By IBTimes Staff Reporter | March 7, 2013 8:32 PM EST
Despite the success of Skyfall, it appears Sam Mendes will not return to the directorial chair for the next James Bond film.
The 47-year-old British director, who won an Oscar for American Beauty in 1999, was speaking to Empire magazine, when he said he would not accept the offer to return to the Bond family.
"It has been a very difficult decision not to accept (Bond producers) Michael and Barbara's very generous offer to direct the next Bond film," the Reading-born film and theatre director said.
Mendes is working on a stage production of Roald Dahl's Charlie and the Chocolate Factory and said the new venture required his "complete focus over the next year and beyond". However, he stressed that "directing Skyfall was one of the best experiences of my professional life".
The good news for fans of 007's adventures is that Mendes' association with the Bond franchise has not been permanently broken. He did state he would like to direct another Bond film in the future.
"I feel very honoured to have been part of the Bond family, and very much hope I have a chance to work with them again sometime in the future," he said.
James Bond producers Michael G Wilson and Barbara Brocoli have released a statement saying they too would like to work with Mendes again and they "respect his decision to focus on other projects".
Confirmation of Mendes' decision to step back from the arduous task of bringing Ian Fleming's suave secret agent to life for a second time has been expected for a while. Earlier, after completing Skyfall, Mendes confessed he was "completely exhausted" and that, by directing Bond, he had done everything he thought of to be in a Bond film in Skyfall.

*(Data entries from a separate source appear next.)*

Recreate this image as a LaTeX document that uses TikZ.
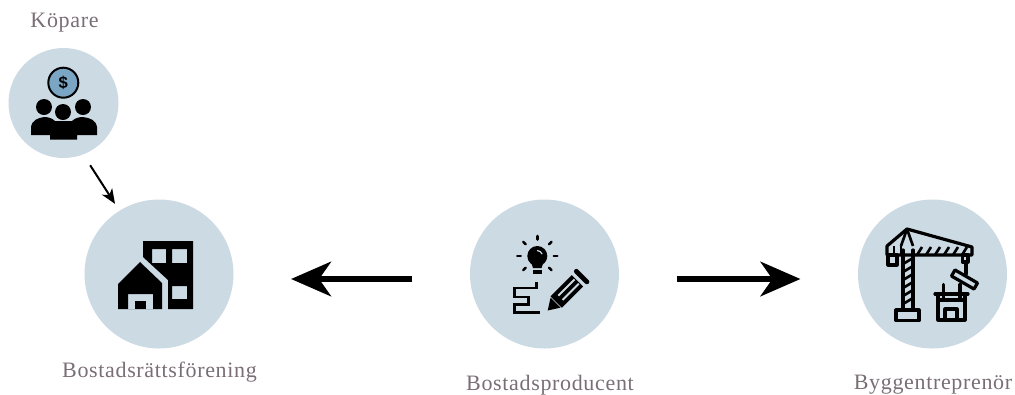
\documentclass[tikz,border=0pt]{standalone}
\usepackage{fontspec}
\setmainfont[LetterSpace=3]{Liberation Serif}
\newfontfamily\dollarfont{Liberation Sans}
\usetikzlibrary{arrows.meta,positioning}
\definecolor{myblue}{RGB}{204, 218, 228} % pale disc
\definecolor{mycoin}{RGB}{122, 166, 196} % coin
\definecolor{mytext}{RGB}{122, 110, 118} % labels
\tikzset{
    disc/.style={circle, fill=myblue, inner sep=0pt, minimum size=149*0.75pt},
    label/.style={text=mytext, font=\fontsize{16.5}{18}\selectfont, inner sep=0pt},
    bigarrow/.style={line width=3.9pt, -{Stealth[length=30pt,width=26pt,inset=9pt]}, shorten >=43pt, shorten <=43pt},
    smallarrow/.style={line width=1.5pt, -{Stealth[length=11pt,width=9pt,inset=3pt]}},
    icon/.style={line width=2.4pt, line cap=round, line join=round},
    thinicon/.style={line width=2pt, line join=round}
}
\begin{document}
\begin{tikzpicture}[x=0.75pt, y=-0.75pt]
    \useasboundingbox (0,0) rectangle (1015,394);

    % Discs
    \node[disc, minimum size=110*0.75pt] (koepare) at (63.5,103) {};
    \node[disc] (forening) at (159,274) {};
    \node[disc] (producent) at (544.5,274) {};
    \node[disc] (bygg) at (932.5,274) {};

    % Labels
    \node[label] (koeparetext) at (64.5,22.5) {Köpare};
    \node[label] (foreningtext) at (159.5,372) {Bostadsrättsförening};
    \node[label] (producenttext) at (550,385) {Bostadsproducent};
    \node[label] (byggtext) at (933,385) {Byggentreprenör};

    % Arrows
    \draw[smallarrow, shorten <=9.5pt, shorten >=6pt] (koepare.-69) -- (forening.122);
    \draw[bigarrow] ([yshift=-3.75pt]producent.west) -- ([yshift=-3.75pt]forening.east);
    \draw[bigarrow] ([yshift=-3.75pt]producent.east) -- ([yshift=-3.75pt]bygg.west);

    % Buyers icon
    \filldraw[fill=mycoin, draw=black, line width=1.5pt] (63.3,82.7) circle (15);
    \node[font=\dollarfont\bfseries\fontsize{12.5}{12.5}\selectfont, inner sep=0pt] (dollar) at (63.3,82.7) {\$};
    \foreach \x/\y in {44/107, 83/107, 63/112}
    {
        \fill (\x,\y) circle (8);
    }
    \fill (31,135) -- (31,127) .. controls (32,120) and (38,118) .. (44,117)
        .. controls (48,117) and (52,118) .. (55,121) -- (72,121)
        .. controls (75,118) and (79,117) .. (83,117)
        .. controls (90,118) and (96,120) .. (97,127) -- (97,135) -- (77,135) -- (77,139.5) -- (50,139.5) -- (50,135) -- cycle;

    % Housing icon
    \fill[even odd rule] (143,241) -- (193,241) -- (193,309) -- (168,309) -- (168,280) -- (143,257) -- cycle
        (152,249) rectangle (166,263)
        (172,249) rectangle (187,263)
        (172,286) rectangle (187,299);
    \fill[even odd rule] (140,262) -- (162,283) -- (162,309) -- (118,309) -- (118,284) -- cycle
        (128,294) rectangle (153,309);
    \fill (135,301) rectangle (146,309);

    % Idea icon
    \fill (537.3,256) circle (10);
    \fill (531,262) -- (543.5,262) -- (541.5,268) -- (533,268) -- cycle;
    \fill (533,269.5) rectangle (541.5,273.5);
    \draw[myblue, line width=0.9pt] (537,250.5) arc (270:340:5.5);
    \foreach \a in {0,45,135,180,225,270,315}
    {
        \draw[icon, line width=1.9pt] (537.3,256) ++(\a:16.5) -- ++(\a:3.5);
    }
    \draw[icon, line width=2pt, line cap=butt, line join=miter] (536.7,282) -- (536.7,288) -- (514.3,288) -- (514.3,297) -- (528.3,297) -- (528.3,304.7) -- (514.3,304.7) -- (514.3,312.7) -- (540,312.7);
    \begin{scope}[shift={(547.7,310.5)}, rotate=45]
        % pencil, drawn along its own axis
        \fill (0,0) -- (11,-7) -- (11,7) -- cycle;
        \fill (12,-8) rectangle (42,8);
        \fill[myblue] (18,-4) rectangle (41,-2);
        \fill[myblue] (18,2) rectangle (41,4);
        \draw[line width=3.6pt, line cap=round] (48,-7.5) -- (48,7.5);
    \end{scope}

    % Crane icon
    \draw[icon] (887,246) -- (907,229) -- (972,247) -- (972,255) -- (887,255) -- cycle;
    \draw[thinicon] (907,229) -- (901,246) (907,229) -- (913,246);
    \draw[thinicon] (894,246) -- (894,255) (901,246) -- (901,255);
    \draw[icon] (888,255) rectangle (897,265);
    \draw[icon] (903,250) -- (903,309) (913,250) -- (913,309);
    \draw[icon] (896,310) rectangle (919,320.5);
    \foreach \y in {258,266,274,282,290,298}
    {
        \draw[thinicon] (903,\y+6) -- (913,\y);
    }
    \foreach \x in {917,926,935,944,953,962}
    {
        \draw[thinicon] (\x,255) -- (\x+5,247);
    }
    \draw[icon] (962.5,255) rectangle (968,262);
    \draw[icon] (966,262) -- (966,274);
    \draw[icon, rotate around={-30:(964.5,279.5)}] (951.5,276) rectangle (977.5,283);
    \draw[icon] (935,294) -- (968,294) (938,300) -- (965,300)
        (938,294) -- (938,320) -- (965,320) -- (965,294)
        (945,320) -- (945,309) -- (957,309) -- (957,320)
        (943.5,284.5) -- (943.5,300) (960,284.5) -- (960,300);
\end{tikzpicture}
\end{document}
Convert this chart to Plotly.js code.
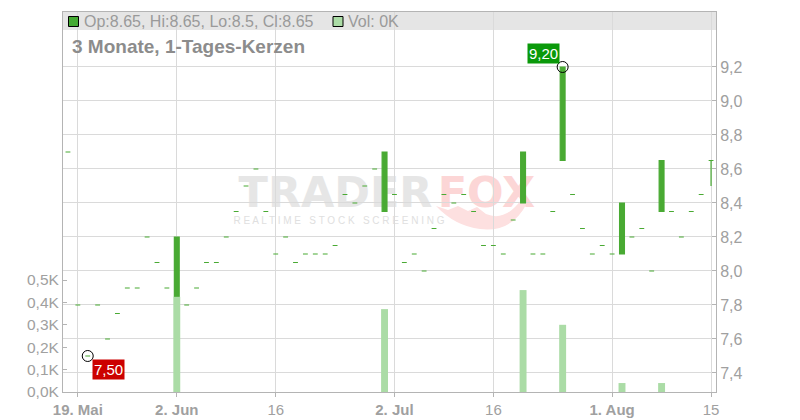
<!DOCTYPE html>
<html>
<head>
<meta charset="utf-8">
<script src="https://cdn.plot.ly/plotly-3.0.1.min.js"></script>
<style>html,body{margin:0;padding:0;background:#fff;}#chart{width:800px;height:420px;}</style>
</head>
<body>
<div id="chart"></div>
<script>
// ---- data ----
const dates = [
  '2025-05-16',
  '2025-05-19','2025-05-20','2025-05-21','2025-05-22','2025-05-23',
  '2025-05-26','2025-05-27','2025-05-28','2025-05-29','2025-05-30',
  '2025-06-02','2025-06-03','2025-06-04','2025-06-05','2025-06-06',
  '2025-06-09','2025-06-10','2025-06-11','2025-06-12','2025-06-13',
  '2025-06-16','2025-06-17','2025-06-18','2025-06-19','2025-06-20',
  '2025-06-23','2025-06-24','2025-06-25','2025-06-26','2025-06-27',
  '2025-06-30','2025-07-01','2025-07-02','2025-07-03','2025-07-04',
  '2025-07-07','2025-07-08','2025-07-09','2025-07-10','2025-07-11',
  '2025-07-14','2025-07-15','2025-07-16','2025-07-17','2025-07-18',
  '2025-07-21','2025-07-22','2025-07-23','2025-07-24','2025-07-25',
  '2025-07-28','2025-07-29','2025-07-30','2025-07-31','2025-08-01',
  '2025-08-04','2025-08-05','2025-08-06','2025-08-07','2025-08-08',
  '2025-08-11','2025-08-12','2025-08-13','2025-08-14','2025-08-15'
];
const openP = [
  8.70,
  7.80,7.50,7.80,7.60,7.75,
  7.90,7.90,8.20,8.05,7.90,
  7.85,7.80,7.90,8.05,8.05,
  8.20,8.35,8.50,8.60,8.35,
  8.10,8.20,8.05,8.10,8.10,
  8.10,8.15,8.45,8.40,8.50,
  8.60,8.35,8.45,8.05,8.10,
  8.00,8.25,8.45,8.40,8.45,
  8.35,8.15,8.15,8.10,8.30,
  8.40,8.10,8.10,8.35,8.65,
  8.45,8.25,8.10,8.15,8.10,
  8.10,8.20,8.25,8.00,8.35,
  8.35,8.20,8.35,8.45,8.65
];
const highP = [
  8.70,
  7.80,7.50,7.80,7.60,7.75,
  7.90,7.90,8.20,8.05,7.90,
  8.20,7.80,7.90,8.05,8.05,
  8.20,8.35,8.50,8.60,8.35,
  8.10,8.20,8.05,8.10,8.10,
  8.10,8.15,8.45,8.40,8.50,
  8.60,8.70,8.45,8.05,8.10,
  8.00,8.25,8.45,8.40,8.45,
  8.35,8.15,8.15,8.10,8.30,
  8.70,8.10,8.10,8.35,9.20,
  8.45,8.25,8.10,8.15,8.10,
  8.40,8.20,8.25,8.00,8.65,
  8.35,8.20,8.35,8.45,8.65
];
const lowP = [
  8.70,
  7.80,7.50,7.80,7.60,7.75,
  7.90,7.90,8.20,8.05,7.90,
  7.85,7.80,7.90,8.05,8.05,
  8.20,8.35,8.50,8.60,8.35,
  8.10,8.20,8.05,8.10,8.10,
  8.10,8.15,8.45,8.40,8.50,
  8.60,8.35,8.45,8.05,8.10,
  8.00,8.25,8.45,8.40,8.45,
  8.35,8.15,8.15,8.10,8.30,
  8.40,8.10,8.10,8.35,8.65,
  8.45,8.25,8.10,8.15,8.10,
  8.10,8.20,8.25,8.00,8.35,
  8.35,8.20,8.35,8.45,8.50
];
const closeP = [
  8.70,
  7.80,7.50,7.80,7.60,7.75,
  7.90,7.90,8.20,8.05,7.90,
  8.20,7.80,7.90,8.05,8.05,
  8.20,8.35,8.50,8.60,8.35,
  8.10,8.20,8.05,8.10,8.10,
  8.10,8.15,8.45,8.40,8.50,
  8.60,8.70,8.45,8.05,8.10,
  8.00,8.25,8.45,8.40,8.45,
  8.35,8.15,8.15,8.10,8.30,
  8.70,8.10,8.10,8.35,9.20,
  8.45,8.25,8.10,8.15,8.10,
  8.40,8.20,8.25,8.00,8.65,
  8.35,8.20,8.35,8.45,8.65
];
// volume in thousands
const volumeK = [
  0,
  0,0,0,0,0,
  0,0,0,0,0,
  0.425,0,0,0,0,
  0,0,0,0,0,
  0,0,0,0,0,
  0,0,0,0,0,
  0,0.37,0,0,0,
  0,0,0,0,0,
  0,0,0,0,0,
  0.455,0,0,0,0.30,
  0,0,0,0,0,
  0.04,0,0,0,0.04,
  0,0,0,0,0
];
const xTickVals = ['2025-05-19','2025-06-02','2025-06-16','2025-07-02','2025-07-16','2025-08-01','2025-08-15'];
const xTickText = ['<b>19. Mai</b>','<b>2. Jun</b>','16','<b>2. Jul</b>','16','<b>1. Aug</b>','15'];
const priceTicks = [7.4,7.6,7.8,8.0,8.2,8.4,8.6,8.8,9.0,9.2];
const volTicks = [0,0.1,0.2,0.3,0.4,0.5];
const legendText = 'Op:8.65, Hi:8.65, Lo:8.5, Cl:8.65';
const volLegendText = 'Vol: 0K';
const titleText = '3 Monate, 1-Tages-Kerzen';

// ---- derived ----
let iMin = 0, iMax = 0;
for (let i = 0; i < lowP.length; i++) {
  if (lowP[i] < lowP[iMin]) iMin = i;
  if (highP[i] > highP[iMax]) iMax = i;
}
const fmt = v => v.toFixed(2).replace('.', ',');
const volTickText = volTicks.map(v => v.toFixed(1).replace('.', ',') + 'K');

// ---- geometry helpers (pixel -> paper) ----
const L = 63, R = 716, T = 12, B = 392;
const px = x => (x - L) / (R - L);
const py = y => (B - y) / (B - T);

const FONT = 'Liberation Sans, Arial, sans-serif';
const GREEN = '#49aa33';
const VOLGREEN = '#abdca6';
const GRID = '#dadada';
const AXIS = '#b4b4b4';
const TXT = '#a0a0a0';

const traces = [
  {
    type: 'candlestick', x: dates, open: openP, high: highP, low: lowP, close: closeP,
    xaxis: 'x', yaxis: 'y',
    increasing: { line: { color: GREEN, width: 1.2 }, fillcolor: GREEN },
    decreasing: { line: { color: GREEN, width: 1.2 }, fillcolor: GREEN },
    whiskerwidth: 0, hoverinfo: 'skip'
  },
  {
    type: 'scatter', mode: 'markers', x: [dates[iMin], dates[iMax]], y: [lowP[iMin], highP[iMax]],
    xaxis: 'x', yaxis: 'y',
    marker: { symbol: 'circle-open', size: 11, color: '#000', line: { width: 1, color: '#000' } },
    hoverinfo: 'skip'
  },
  {
    type: 'bar', x: dates, y: volumeK, xaxis: 'x', yaxis: 'y2',
    marker: { color: VOLGREEN, line: { width: 0 } }, width: 0.7, hoverinfo: 'skip'
  }
];

// fox tail path in pixel coordinates converted to paper
const tailPts = [
  ['M',436,206],['L',448,210],['L',458,206],['L',468,211],['L',477,207],['L',486,214],
  ['Q',505,222,521,200],['L',527,203],['Q',512,233,480,229],['Q',455,226,436,206]
];
let tailPath = '';
tailPts.forEach(p => {
  tailPath += p[0] + ' ';
  for (let k = 1; k < p.length; k += 2) tailPath += px(p[k]).toFixed(4) + ',' + py(p[k+1]).toFixed(4) + ' ';
});
tailPath += 'Z';

const layout = {
  width: 800, height: 420,
  margin: { l: L, r: 800 - R, t: T, b: 420 - B, pad: 0 },
  paper_bgcolor: '#fff', plot_bgcolor: '#fff',
  separators: ',.',
  showlegend: false,
  font: { family: FONT, color: TXT },
  xaxis: {
    type: 'category', range: [-0.5, dates.length - 0.5],
    tickmode: 'array', tickvals: xTickVals, ticktext: xTickText,
    showgrid: true, gridcolor: GRID, gridwidth: 1,
    showline: true, linecolor: AXIS, linewidth: 1, mirror: true,
    ticks: 'outside', ticklen: 4, tickcolor: AXIS,
    tickfont: { size: 15, color: TXT, family: FONT },
    rangeslider: { visible: false }, fixedrange: true, zeroline: false
  },
  yaxis: {
    side: 'right', range: [7.2882, 9.5235],
    tickmode: 'array', tickvals: priceTicks, tickformat: '.1f',
    showgrid: true, gridcolor: GRID, gridwidth: 1,
    showline: true, linecolor: AXIS, linewidth: 1,
    ticks: 'inside', ticklen: 4, tickcolor: AXIS,
    tickfont: { size: 16, color: TXT, family: FONT },
    zeroline: false, fixedrange: true
  },
  yaxis2: {
    overlaying: 'y', side: 'left', range: [0, 1.6964],
    tickmode: 'array', tickvals: volTicks, ticktext: volTickText,
    showgrid: false, showline: true, linecolor: AXIS, linewidth: 1,
    ticks: 'inside', ticklen: 4, tickcolor: AXIS,
    tickfont: { size: 15.5, color: TXT, family: FONT },
    zeroline: false, fixedrange: true
  },
  shapes: [
    { type: 'rect', xref: 'paper', yref: 'paper', x0: 0, x1: 1, y0: py(30), y1: 1,
      fillcolor: '#e5e5e5', line: { width: 0 }, layer: 'below' },
    { type: 'rect', xref: 'paper', yref: 'paper', x0: px(238), x1: px(433), y0: py(208), y1: py(170),
      line: { width: 0 }, fillcolor: 'rgba(0,0,0,0)', layer: 'below',
      label: { text: 'TRADER', textposition: 'middle center',
        font: { family: 'DejaVu Sans, sans-serif', size: 43, color: '#e6e6e6', weight: 'bold' } } },
    { type: 'rect', xref: 'paper', yref: 'paper', x0: px(431), x1: px(542), y0: py(208), y1: py(170),
      line: { width: 0 }, fillcolor: 'rgba(0,0,0,0)', layer: 'below',
      label: { text: 'FOX', textposition: 'middle center',
        font: { family: 'DejaVu Sans, sans-serif', size: 43, color: '#fcd6d6', weight: 'bold' } } },
    { type: 'rect', xref: 'paper', yref: 'paper', x0: px(248), x1: px(430), y0: py(226), y1: py(212),
      line: { width: 0 }, fillcolor: 'rgba(0,0,0,0)', layer: 'below',
      label: { text: 'R E A L T I M E   S T O C K   S C R E E N I N G', textposition: 'middle center',
        font: { family: FONT, size: 10, color: '#e0e0e0' } } },
    { type: 'path', xref: 'paper', yref: 'paper', path: tailPath,
      fillcolor: '#fde0e0', line: { width: 0 }, layer: 'below' },
    { type: 'rect', xref: 'paper', yref: 'paper', x0: px(68.5), x1: px(78.5), y0: py(26.5), y1: py(16.5),
      fillcolor: '#44aa33', line: { color: '#000', width: 1 }, layer: 'above' },
    { type: 'rect', xref: 'paper', yref: 'paper', x0: px(333), x1: px(343), y0: py(26.5), y1: py(16.5),
      fillcolor: VOLGREEN, line: { color: '#000', width: 1 }, layer: 'above' }
  ],
  annotations: [
    { xref: 'paper', yref: 'paper', x: px(82), y: py(21.5), xanchor: 'left', yanchor: 'middle',
      text: legendText, showarrow: false, font: { size: 16, color: '#9a9a9a', family: FONT } },
    { xref: 'paper', yref: 'paper', x: px(346), y: py(21.5), xanchor: 'left', yanchor: 'middle',
      text: volLegendText, showarrow: false, font: { size: 16, color: '#9a9a9a', family: FONT } },
    { xref: 'paper', yref: 'paper', x: px(70), y: py(47), xanchor: 'left', yanchor: 'middle',
      text: '<b>' + titleText + '</b>', showarrow: false, font: { size: 19, color: '#8c8c8c', family: FONT } },
    { xref: 'x', yref: 'y', x: dates[iMin], y: lowP[iMin], xshift: 20.5, yshift: -14,
      text: fmt(lowP[iMin]), showarrow: false, bgcolor: '#cc0000', borderpad: 1,
      font: { size: 15, color: '#fff', family: FONT } },
    { xref: 'x', yref: 'y', x: dates[iMax], y: highP[iMax], xshift: -19.5, yshift: 13.5,
      text: fmt(highP[iMax]), showarrow: false, bgcolor: '#0a990a', borderpad: 1,
      font: { size: 15, color: '#fff', family: FONT } }
  ]
};

Plotly.newPlot('chart', traces, layout, { staticPlot: true, displayModeBar: false });
</script>
</body>
</html>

Skyfall, which was released last year, is now the highest grossing film in the franchise's history. Reuters states the film collected over £730m across the world and was the highest grossing film in the history of the UK box office, for December; domestically, the movie has earned £102.8m.
The success of the film originally led to media speculation that Mendes would continue at the helm of the next Bond film - the 24th in the series.
Skyfall scored brownie points with the critics as well. It is the first Bond film to ever win Best British Film at the BAFTAs. In addition, it received five Oscar 2013 nominations, winning two.
Next Bond Director
So, now that Mendes has been ruled out, who will be next in the Bond director's chair?
Danny Boyle has previously been linked with the job, but the 56-year-old, who has also won an Oscar for Best Director (Slumdog Millionaire in 2008) has told BBC Radio 4's Front Row he wasn't very adept at dealing with huge budgets.
"No, I'm not very good with huge amounts of money. Certain people can handle that and I love watching those kind of films, but I'm much better with a smaller amount of money and trying to make it go a long way," he explained.
This turned the spotlight on Christopher Nolan, a huge Bond fan. And given his jawdroppingly impressive work with the Batman trilogy and other mind-bending films like Inception, Bond fans could be forgiven for jumping up and down in excitement.
Nolan did confirm he was serious about wanting to direct the next Bond film - but that was last summer - and it remains to be seen if his schedule can accomodate 007's next adventure.
Other contenders could include, albeit surprisingly, Ben Affleck. The Best Director (for Argo) at the Oscars 2013 is not shy about big-budget films but perhaps lacks the experience to take on such a legendary series.
Alfonso Cuaron is in the running as well. The Harry Potter and the Prisoner of Azkaban director has proven his mettle with big-money and big-expectation blockbusters. He is working on Gravity (starring Basher Savage and Sandra Bullock) but should be ready to take on this project. The critically-acclaimed Mexican director has the credentials and could represent an interesting and bold choice.
Bond producers have traditionally tended to avoid directors whose personal fame matches that of the 007 brand. Thus Steven Spielberg and Quentin Tarantino, have tried to direct a Bond film in the past, were both rejected.